How Do You Achieve Human-Like Prosody And Emotion While Building Voice Bots?

For years, the voice of automation was a monotone, robotic drone, a sound that was instantly recognizable and universally disliked. It was the voice of a machine, and it created a cold, impersonal barrier between a business and its customers. Today, we are standing on the cusp of a new era. The rise of incredibly advanced, expressive TTS models and sophisticated emotional prosody control is finally making it possible to build voice bots that do not just speak, but emote.

They can sound empathetic when a customer is frustrated, cheerful when sharing good news, and urgent when conveying a critical alert. This is the new frontier in building voice bots.

Achieving lifelike voice synthesis is no longer a futuristic dream; it is a complex but achievable engineering challenge. It is the final and most crucial step in creating an AI that is not just intelligent, but also engaging and trustworthy.
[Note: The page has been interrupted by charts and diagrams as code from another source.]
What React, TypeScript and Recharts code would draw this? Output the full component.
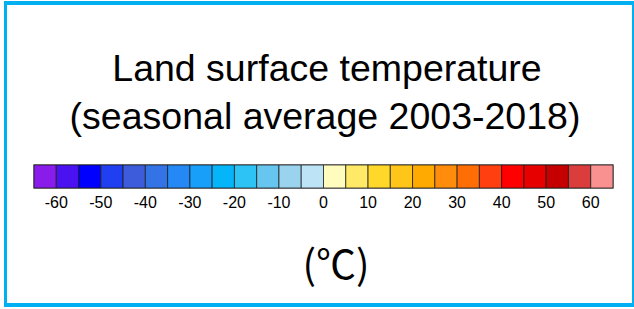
import { BarChart, Bar, XAxis, YAxis, ReferenceArea } from "recharts";

// colour bins of the legend (°C), 5-degree steps
const binEdges = [
  -65, -60, -55, -50, -45, -40, -35, -30, -25, -20, -15, -10, -5, 0,
  5, 10, 15, 20, 25, 30, 35, 40, 45, 50, 55, 60, 65,
];

const binColors = [
  "#8a1ceb", "#4a12f0", "#0000ff", "#1f3ff0", "#3c5cdb", "#3473e6", "#2488f5",
  "#189ffa", "#05b5fa", "#2ec3f5", "#66c6f0", "#99d3ee", "#bde3f6",
  "#fffcbe", "#ffe966", "#ffd82a", "#ffc519", "#ffaa00", "#ff8c0a", "#ff6e05",
  "#ff3f0f", "#ff0000", "#e60000", "#c40000", "#db3c3c", "#f99191",
];

const tickValues = [-60, -50, -40, -30, -20, -10, 0, 10, 20, 30, 40, 50, 60];

const titleLines = ["Land surface temperature", "(seasonal average 2003-2018)"];
const unitLabel = "(\u2103)";

const base = binEdges[0];
const span = binEdges[binEdges.length - 1] - base;

// one row, one stacked segment per bin
const row: Record<string, number | string> = { name: "lst" };
binColors.forEach((_, i) => {
  row[`b${i}`] = binEdges[i + 1] - binEdges[i];
});
const chartData = [row];

const App = () => {
  return (
    <div style={{ position: "absolute", left: 0, top: 0, width: 634, height: 309, background: "#fff" }}>
      <div
        style={{
          position: "absolute",
          left: 4,
          top: 1,
          width: 630,
          height: 306,
          boxSizing: "border-box",
          borderStyle: "solid",
          borderColor: "#00b0f0",
          borderWidth: "4px 2px 4px 3px",
        }}
      />
      <BarChart
        width={634}
        height={309}
        data={chartData}
        layout="vertical"
        margin={{ top: 165, right: 21, left: 34, bottom: 91 }}
        barCategoryGap={0}
      >
        <XAxis
          type="number"
          domain={[0, span]}
          ticks={tickValues.map((v) => v - base)}
          tickFormatter={(v: number) => String(v + base)}
          axisLine={false}
          tickLine={false}
          tickSize={0}
          tickMargin={9}
          height={30}
          interval={0}
          tick={{ fontSize: 16, fill: "#000", fontFamily: "'Liberation Sans', Arial, sans-serif" }}
        />
        <YAxis type="category" dataKey="name" hide />
        {binColors.map((c, i) => (
          <Bar
            key={i}
            dataKey={`b${i}`}
            stackId="bar"
            fill={c}
            stroke="#1a1a1a"
            strokeOpacity={0.75}
            strokeWidth={1}
            isAnimationActive={false}
          />
        ))}
        <ReferenceArea x1={0} x2={span} fill="none" fillOpacity={0} stroke="#6b6b6b" strokeWidth={1.5} />
      </BarChart>
      <svg
        width={634}
        height={309}
        style={{ position: "absolute", left: 0, top: 0, pointerEvents: "none" }}
      >
        <text x={327} y={81} textAnchor="middle" fontSize={37.5} fontFamily="'Liberation Sans', Arial, sans-serif" fill="#000">
          {titleLines[0]}
        </text>
        <text x={325} y={129} textAnchor="middle" fontSize={37.5} fontFamily="'Liberation Sans', Arial, sans-serif" fill="#000">
          {titleLines[1]}
        </text>
        <text x={336} y={279} textAnchor="middle" fontSize={40} fontFamily="'Noto Sans CJK JP', sans-serif" fill="#000">
          {unitLabel}
        </text>
      </svg>
    </div>
  );
};

export default App;
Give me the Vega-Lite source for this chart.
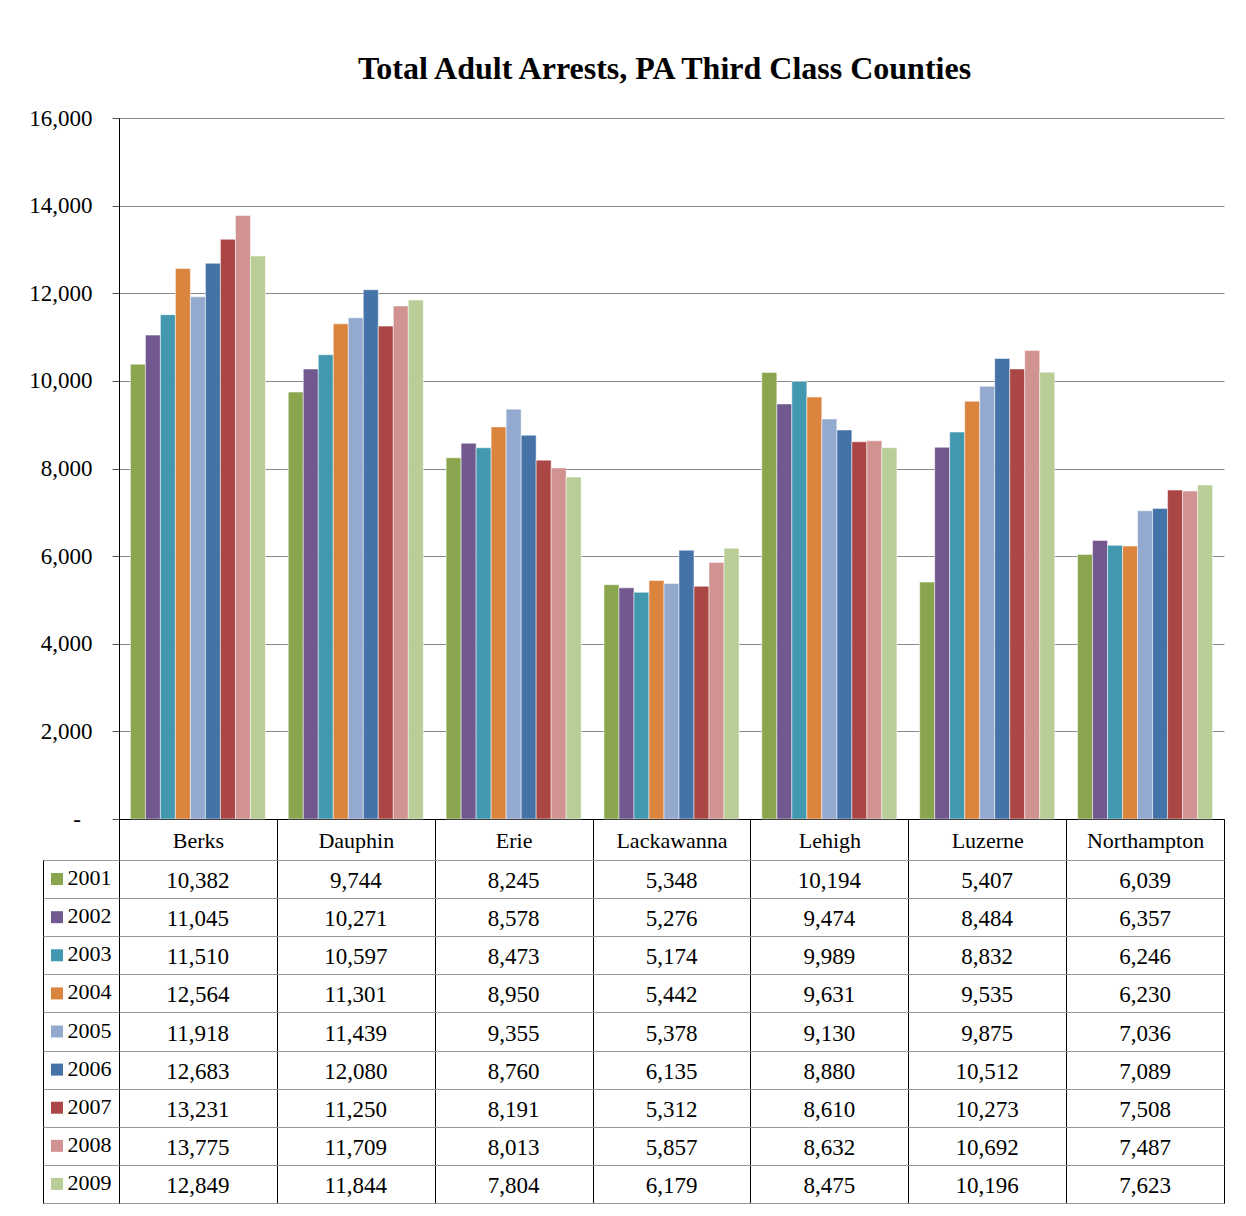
{
  "$schema": "https://vega.github.io/schema/vega-lite/v6.json",
  "background": "white",
  "padding": {"left": 28, "top": 53, "right": 5, "bottom": 5},
  "bounds": "flush",
  "columns": 2,
  "spacing": {"row": 41, "column": 0},
  "config": {
    "font": "Liberation Serif",
    "view": {"stroke": null},
    "axis": {"labelColor": "black", "labelFont": "Liberation Serif", "labelFontSize": 23}
  },
  "datasets": {
    "arrests": [
      {"county": "Berks", "year": "2001", "value": 10382},
      {"county": "Berks", "year": "2002", "value": 11045},
      {"county": "Berks", "year": "2003", "value": 11510},
      {"county": "Berks", "year": "2004", "value": 12564},
      {"county": "Berks", "year": "2005", "value": 11918},
      {"county": "Berks", "year": "2006", "value": 12683},
      {"county": "Berks", "year": "2007", "value": 13231},
      {"county": "Berks", "year": "2008", "value": 13775},
      {"county": "Berks", "year": "2009", "value": 12849},
      {"county": "Dauphin", "year": "2001", "value": 9744},
      {"county": "Dauphin", "year": "2002", "value": 10271},
      {"county": "Dauphin", "year": "2003", "value": 10597},
      {"county": "Dauphin", "year": "2004", "value": 11301},
      {"county": "Dauphin", "year": "2005", "value": 11439},
      {"county": "Dauphin", "year": "2006", "value": 12080},
      {"county": "Dauphin", "year": "2007", "value": 11250},
      {"county": "Dauphin", "year": "2008", "value": 11709},
      {"county": "Dauphin", "year": "2009", "value": 11844},
      {"county": "Erie", "year": "2001", "value": 8245},
      {"county": "Erie", "year": "2002", "value": 8578},
      {"county": "Erie", "year": "2003", "value": 8473},
      {"county": "Erie", "year": "2004", "value": 8950},
      {"county": "Erie", "year": "2005", "value": 9355},
      {"county": "Erie", "year": "2006", "value": 8760},
      {"county": "Erie", "year": "2007", "value": 8191},
      {"county": "Erie", "year": "2008", "value": 8013},
      {"county": "Erie", "year": "2009", "value": 7804},
      {"county": "Lackawanna", "year": "2001", "value": 5348},
      {"county": "Lackawanna", "year": "2002", "value": 5276},
      {"county": "Lackawanna", "year": "2003", "value": 5174},
      {"county": "Lackawanna", "year": "2004", "value": 5442},
      {"county": "Lackawanna", "year": "2005", "value": 5378},
      {"county": "Lackawanna", "year": "2006", "value": 6135},
      {"county": "Lackawanna", "year": "2007", "value": 5312},
      {"county": "Lackawanna", "year": "2008", "value": 5857},
      {"county": "Lackawanna", "year": "2009", "value": 6179},
      {"county": "Lehigh", "year": "2001", "value": 10194},
      {"county": "Lehigh", "year": "2002", "value": 9474},
      {"county": "Lehigh", "year": "2003", "value": 9989},
      {"county": "Lehigh", "year": "2004", "value": 9631},
      {"county": "Lehigh", "year": "2005", "value": 9130},
      {"county": "Lehigh", "year": "2006", "value": 8880},
      {"county": "Lehigh", "year": "2007", "value": 8610},
      {"county": "Lehigh", "year": "2008", "value": 8632},
      {"county": "Lehigh", "year": "2009", "value": 8475},
      {"county": "Luzerne", "year": "2001", "value": 5407},
      {"county": "Luzerne", "year": "2002", "value": 8484},
      {"county": "Luzerne", "year": "2003", "value": 8832},
      {"county": "Luzerne", "year": "2004", "value": 9535},
      {"county": "Luzerne", "year": "2005", "value": 9875},
      {"county": "Luzerne", "year": "2006", "value": 10512},
      {"county": "Luzerne", "year": "2007", "value": 10273},
      {"county": "Luzerne", "year": "2008", "value": 10692},
      {"county": "Luzerne", "year": "2009", "value": 10196},
      {"county": "Northampton", "year": "2001", "value": 6039},
      {"county": "Northampton", "year": "2002", "value": 6357},
      {"county": "Northampton", "year": "2003", "value": 6246},
      {"county": "Northampton", "year": "2004", "value": 6230},
      {"county": "Northampton", "year": "2005", "value": 7036},
      {"county": "Northampton", "year": "2006", "value": 7089},
      {"county": "Northampton", "year": "2007", "value": 7508},
      {"county": "Northampton", "year": "2008", "value": 7487},
      {"county": "Northampton", "year": "2009", "value": 7623}
    ]
  },
  "concat": [
    {
      "width": 76,
      "height": 701,
      "data": {"values": []},
      "mark": "point",
      "encoding": {}
    },
    {
      "width": 1105,
      "height": 701,
      "title": {
        "text": "Total Adult Arrests, PA Third Class Counties",
        "font": "Liberation Serif",
        "fontSize": 32,
        "fontWeight": "bold",
        "color": "black",
        "frame": "group",
        "offset": 21,
        "dx": -7
      },
      "data": {"name": "arrests"},
      "mark": {"type": "bar", "stroke": "white", "strokeWidth": 1, "strokeOpacity": 0.5},
      "encoding": {
        "x": {
          "field": "county",
          "type": "nominal",
          "sort": null,
          "scale": {"paddingInner": 0, "paddingOuter": 0},
          "axis": {
            "title": null,
            "labelAngle": 0,
            "tickBand": "extent",
            "tickSize": 41,
            "tickColor": "black",
            "domainColor": "black",
            "labelBaseline": "middle",
            "labelPadding": -20,
            "labelFontSize": 22
          }
        },
        "xOffset": {"field": "year", "type": "nominal", "sort": null, "scale": {"paddingInner": 0, "paddingOuter": 0.76}},
        "y": {
          "field": "value",
          "type": "quantitative",
          "scale": {"domain": [0, 16000]},
          "axis": {
            "title": null,
            "values": [0, 2000, 4000, 6000, 8000, 10000, 12000, 14000, 16000],
            "labelExpr": "datum.value === 0 ? '-\u00a0\u00a0\u200b' : format(datum.value, ',')",
            "grid": true,
            "gridColor": "#8a8a8a",
            "gridWidth": 1,
            "gridOpacity": 1,
            "tickSize": 7,
            "tickColor": "#555",
            "domainColor": "black",
            "labelPadding": 20
          }
        },
        "color": {
          "field": "year",
          "type": "nominal",
          "legend": null,
          "scale": {
            "domain": ["2001", "2002", "2003", "2004", "2005", "2006", "2007", "2008", "2009"],
            "range": ["#89A54E", "#71588F", "#4198AF", "#DB843D", "#93A9CF", "#4572A7", "#AA4643", "#D19392", "#B9CD96"]
          }
        }
      }
    },
    {
      "width": 76,
      "height": 343,
      "view": {"stroke": "black", "strokeWidth": 1},
      "data": {"name": "arrests"},
      "transform": [{"filter": "datum.county === 'Berks'"}],
      "encoding": {
        "y": {
          "field": "year",
          "type": "nominal",
          "sort": null,
          "scale": {"paddingInner": 0, "paddingOuter": 0},
          "axis": {
            "title": null,
            "labels": false,
            "ticks": false,
            "domain": false,
            "grid": true,
            "tickBand": "extent",
            "gridColor": "#999",
            "gridOpacity": 1
          }
        }
      },
      "layer": [
        {
          "mark": {"type": "point", "shape": "square", "filled": true, "size": 144, "opacity": 1},
          "encoding": {
            "x": {"datum": "legend", "type": "nominal", "bandPosition": 0.184, "scale": {"type": "band", "paddingInner": 0, "paddingOuter": 0}, "axis": null},
            "color": {
              "field": "year",
              "type": "nominal",
              "legend": null,
              "scale": {
                "domain": ["2001", "2002", "2003", "2004", "2005", "2006", "2007", "2008", "2009"],
                "range": ["#89A54E", "#71588F", "#4198AF", "#DB843D", "#93A9CF", "#4572A7", "#AA4643", "#D19392", "#B9CD96"]
              }
            }
          }
        },
        {
          "mark": {"type": "text", "align": "right", "baseline": "middle", "fontSize": 22, "color": "black", "dy": -1},
          "encoding": {
            "x": {"datum": "legend", "type": "nominal", "bandPosition": 0.9},
            "text": {"field": "year"}
          }
        }
      ]
    },
    {
      "width": 1105,
      "height": 343,
      "view": {"stroke": "black", "strokeWidth": 1},
      "data": {"name": "arrests"},
      "mark": {"type": "text", "fontSize": 23, "color": "black", "baseline": "middle", "dy": 2},
      "encoding": {
        "x": {
          "field": "county",
          "type": "nominal",
          "sort": null,
          "scale": {"paddingInner": 0, "paddingOuter": 0},
          "axis": {
            "title": null,
            "orient": "top",
            "labels": false,
            "ticks": false,
            "domain": false,
            "grid": true,
            "tickBand": "extent",
            "gridColor": "black",
            "gridOpacity": 1
          }
        },
        "y": {
          "field": "year",
          "type": "nominal",
          "sort": null,
          "scale": {"paddingInner": 0, "paddingOuter": 0},
          "axis": {
            "title": null,
            "labels": false,
            "ticks": false,
            "domain": false,
            "grid": true,
            "tickBand": "extent",
            "gridColor": "#999",
            "gridOpacity": 1
          }
        },
        "text": {"field": "value", "type": "quantitative", "format": ","}
      }
    }
  ]
}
For developers and businesses looking to create a truly superior customer experience, mastering the art and science of natural voice generation is the key to building a voice agent that people will actually want to talk to. This guide will explore the technologies and the design principles required to breathe life, emotion, and prosody into your voice bots.

What is Prosody and Why is it the Soul of Conversation?
How Do Modern TTS Models Enable Emotional Control?
- The Rise of Neural TTS
- The Toolkit for Emotional Prosody Control
How Do You Know When to Use Emotion in Building Voice Bots?
- The Principle of “Empathetic Mirroring”
- The Importance of Context
What is the Role of the Voice Infrastructure in This?
Conclusion
Frequently Asked Questions (FAQs)

What is Prosody and Why is it the Soul of Conversation?

Before we can control it, we must first understand it. Prosody, in the context of speech, is the “music” of language. It is everything beyond the words themselves. It is the rhythm, the stress, the pitch, and the intonation of our speech.

Think about the simple phrase, “I’m fine.”

Said with a flat, falling intonation, it means “I am okay.”

Said with a rising intonation at the end (“I’m fine?”), it becomes a question, expressing uncertainty.

Said with a sharp, stressed emphasis on the word “fine,” it can convey sarcasm or frustration.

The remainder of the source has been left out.